For as much doom-and-gloom we heard last month in ERCOT’s report about the Clean Power Plan, they certainly seem to be singing a different tune this go-around. The new report shows that Texas can go a long way toward complying with the Clean Power Plan by meeting other clean air safeguards, for which Texas power companies have had years to prepare.

Very soon power companies in Texas will install control technologies to reduce multiple – not just one – pollutants, thereby making compliance with EPA’s subsequent regulations easier and more cost-effective. In the end, Texas will only need to take a minimal amount of additional aging coal plants offline by 2029.

Plus, other energy resources, like energy efficiency, rooftop solar, and demand response (which pays people to conserve energy when the electric grid is stressed) are gaining ground every day in Texas. They have proven to be vital resources on the power grid that help reduce electricity costs for Texas homes and businesses.

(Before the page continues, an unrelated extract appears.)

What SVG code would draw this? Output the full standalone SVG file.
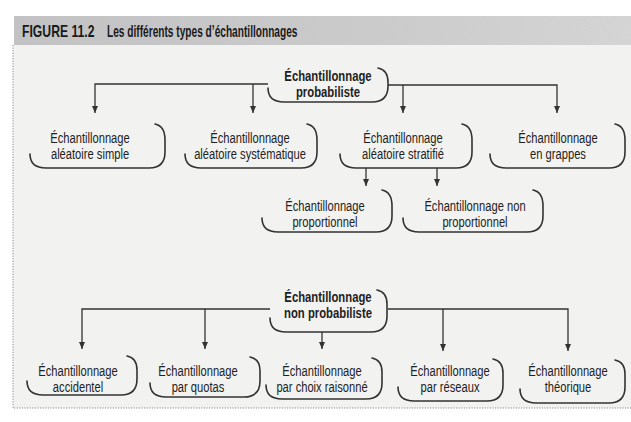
<svg xmlns="http://www.w3.org/2000/svg" width="631" height="422" viewBox="0 0 631 422">
  <style>
    .lbl { font-family: "Liberation Sans", Arial, sans-serif; font-size: 14.5px; fill: #1e1e1e; text-anchor: middle; }
    .bold { font-weight: bold; }
    .title { font-family: "Liberation Sans", Arial, sans-serif; font-size: 16.5px; font-weight: bold; fill: #1a1a1a; }
    .box { fill: none; stroke: #333; stroke-width: 1.6; stroke-linecap: round; }
    .wire { fill: none; stroke: #333; stroke-width: 1.3; }
    .frame { fill: none; stroke: #8a8a8a; stroke-width: 1; stroke-dasharray: 1.2 1.4; }
  </style>
  <defs>
    <marker id="tip" viewBox="0 0 6 7" refX="3" refY="7" markerWidth="6" markerHeight="7" markerUnits="userSpaceOnUse" orient="0">
      <path d="M0,0 L6,0 L3,7 Z" fill="#333"/>
    </marker>
    <filter id="grain" x="0" y="0" width="100%" height="100%">
      <feTurbulence type="fractalNoise" baseFrequency="0.9" numOctaves="2" seed="4" result="n"/>
      <feColorMatrix in="n" type="matrix" values="0 0 0 0 0.55  0 0 0 0 0.55  0 0 0 0 0.55  0 0 0 0.35 0" result="g"/>
      <feComposite in="g" in2="SourceGraphic" operator="in" result="gc"/>
      <feMerge><feMergeNode in="SourceGraphic"/><feMergeNode in="gc"/></feMerge>
    </filter>
    <linearGradient id="band" x1="0" y1="0" x2="1" y2="0">
      <stop offset="0" stop-color="#c2c2c4"/>
      <stop offset="0.6" stop-color="#cdcdce"/>
      <stop offset="1" stop-color="#d8d8d8"/>
    </linearGradient>
  </defs>

  <!-- page -->
  <rect x="0" y="0" width="631" height="422" fill="#ffffff"/>
  <rect x="13" y="45" width="618" height="363" fill="#f2f2f0"/>

  <!-- header band -->
  <rect x="14" y="16" width="617" height="29" fill="url(#band)" filter="url(#grain)"/>
  <text class="title" transform="translate(22 37) scale(0.74 1)">FIGURE 11.2</text>
  <text class="title" transform="translate(107 37) scale(0.615 1)">Les différents types d’échantillonnages</text>

  <!-- dotted frame -->
  <path class="frame" d="M13,45 V408 H631"/>

  <!-- connectors -->
  <g id="connectors">
    <path class="wire" d="M268,84 H95 V113" marker-end="url(#tip)"/>
    <path class="wire" d="M253,84 V113" marker-end="url(#tip)"/>
    <path class="wire" d="M388,85 H557 V113" marker-end="url(#tip)"/>
    <path class="wire" d="M403,85 V113" marker-end="url(#tip)"/>
    <path class="wire" d="M366,168 V186" marker-end="url(#tip)"/>
    <path class="wire" d="M437,168 V186" marker-end="url(#tip)"/>
    <path class="wire" d="M270,309 H82 V349" marker-end="url(#tip)"/>
    <path class="wire" d="M205,309 V349" marker-end="url(#tip)"/>
    <path class="wire" d="M388,309 H568 V351" marker-end="url(#tip)"/>
    <path class="wire" d="M443,309 V351" marker-end="url(#tip)"/>
    <path class="wire" d="M322,332 V349" marker-end="url(#tip)"/>
  </g>

  <!-- probability root -->
  <g id="probabiliste">
    <path class="box" d="M268,88 Q268,102 284,102 H372 Q388,102 388,86 V82 Q388,70 378,68"/>
    <text class="lbl bold" transform="translate(328 81) scale(0.78 1)">Échantillonnage</text>
    <text class="lbl bold" transform="translate(328 97) scale(0.78 1)">probabiliste</text>
  </g>

  <!-- probability methods -->
  <g id="aleatoire-simple">
    <path class="box" d="M30,154 Q30,168 46,168 H149 Q165,168 165,152 V140 Q165,126 155,124"/>
    <text class="lbl" transform="translate(90 143) scale(0.77 1)">Échantillonnage</text>
    <text class="lbl" transform="translate(90 159) scale(0.77 1)">aléatoire simple</text>
  </g>
  <g id="aleatoire-systematique">
    <path class="box" d="M185,154 Q185,168 201,168 H301 Q317,168 317,152 V140 Q317,126 307,124"/>
    <text class="lbl" transform="translate(250 143) scale(0.77 1)">Échantillonnage</text>
    <text class="lbl" transform="translate(250 159) scale(0.77 1)">aléatoire systématique</text>
  </g>
  <g id="aleatoire-stratifie">
    <path class="box" d="M340,154 Q340,168 356,168 H456 Q472,168 472,152 V140 Q472,126 462,124"/>
    <text class="lbl" transform="translate(403 143) scale(0.77 1)">Échantillonnage</text>
    <text class="lbl" transform="translate(403 159) scale(0.77 1)">aléatoire stratifié</text>
  </g>
  <g id="en-grappes">
    <path class="box" d="M490,154 Q490,168 506,168 H609 Q625,168 625,152 V140 Q625,126 615,124"/>
    <text class="lbl" transform="translate(558 143) scale(0.77 1)">Échantillonnage</text>
    <text class="lbl" transform="translate(558 159) scale(0.77 1)">en grappes</text>
  </g>

  <!-- stratified sub-methods -->
  <g id="proportionnel">
    <path class="box" d="M262,218 Q262,232 278,232 H376 Q392,232 392,216 V206 Q392,192 382,190"/>
    <text class="lbl" transform="translate(325 211) scale(0.77 1)">Échantillonnage</text>
    <text class="lbl" transform="translate(325 227) scale(0.77 1)">proportionnel</text>
  </g>
  <g id="non-proportionnel">
    <path class="box" d="M403,218 Q403,232 419,232 H527 Q543,232 543,216 V206 Q543,192 533,190"/>
    <text class="lbl" transform="translate(475 211) scale(0.77 1)">Échantillonnage non</text>
    <text class="lbl" transform="translate(475 227) scale(0.77 1)">proportionnel</text>
  </g>

  <!-- non-probability root -->
  <g id="non-probabiliste">
    <path class="box" d="M270,318 Q270,332 286,332 H371 Q387,332 387,316 V304 Q387,292 377,290"/>
    <text class="lbl bold" transform="translate(328 302) scale(0.78 1)">Échantillonnage</text>
    <text class="lbl bold" transform="translate(328 318) scale(0.78 1)">non probabiliste</text>
  </g>

  <!-- non-probability methods -->
  <g id="accidentel">
    <path class="box" d="M27,381 Q27,395 43,395 H121 Q137,395 137,379 V370 Q137,358 127,356"/>
    <text class="lbl" transform="translate(78 376) scale(0.77 1)">Échantillonnage</text>
    <text class="lbl" transform="translate(78 392) scale(0.77 1)">accidentel</text>
  </g>
  <g id="par-quotas">
    <path class="box" d="M150,383 Q150,397 166,397 H244 Q260,397 260,381 V371 Q260,359 250,357"/>
    <text class="lbl" transform="translate(198 376) scale(0.77 1)">Échantillonnage</text>
    <text class="lbl" transform="translate(198 392) scale(0.77 1)">par quotas</text>
  </g>
  <g id="choix-raisonne">
    <path class="box" d="M266,385 Q266,399 282,399 H366 Q382,399 382,383 V372 Q382,360 372,358"/>
    <text class="lbl" transform="translate(322 376) scale(0.77 1)">Échantillonnage</text>
    <text class="lbl" transform="translate(322 392) scale(0.77 1)">par choix raisonné</text>
  </g>
  <g id="par-reseaux">
    <path class="box" d="M398,387 Q398,401 414,401 H487 Q503,401 503,385 V373 Q503,361 493,359"/>
    <text class="lbl" transform="translate(450 376) scale(0.77 1)">Échantillonnage</text>
    <text class="lbl" transform="translate(450 392) scale(0.77 1)">par réseaux</text>
  </g>
  <g id="theorique">
    <path class="box" d="M520,389 Q520,403 536,403 H609 Q625,403 625,387 V374 Q625,362 615,360"/>
    <text class="lbl" transform="translate(568 376) scale(0.77 1)">Échantillonnage</text>
    <text class="lbl" transform="translate(568 392) scale(0.77 1)">théorique</text>
  </g>
</svg>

Energy efficiency, in particular, provides significant reductions in power plant emissions, including carbon dioxide, sulfur dioxide, and ozone-forming pollutants, and has a four-to-one payback on investment. This is the type of performance worth investing in.

See here for the background, and click over to read the rest. In addition to what the EDF says above, complying with the new regulations would also save a ton of water, which is a pretty big deal in and of itself. So let’s have less whining – and fewer lawsuits – and get on with the compliance. It’s a win all around.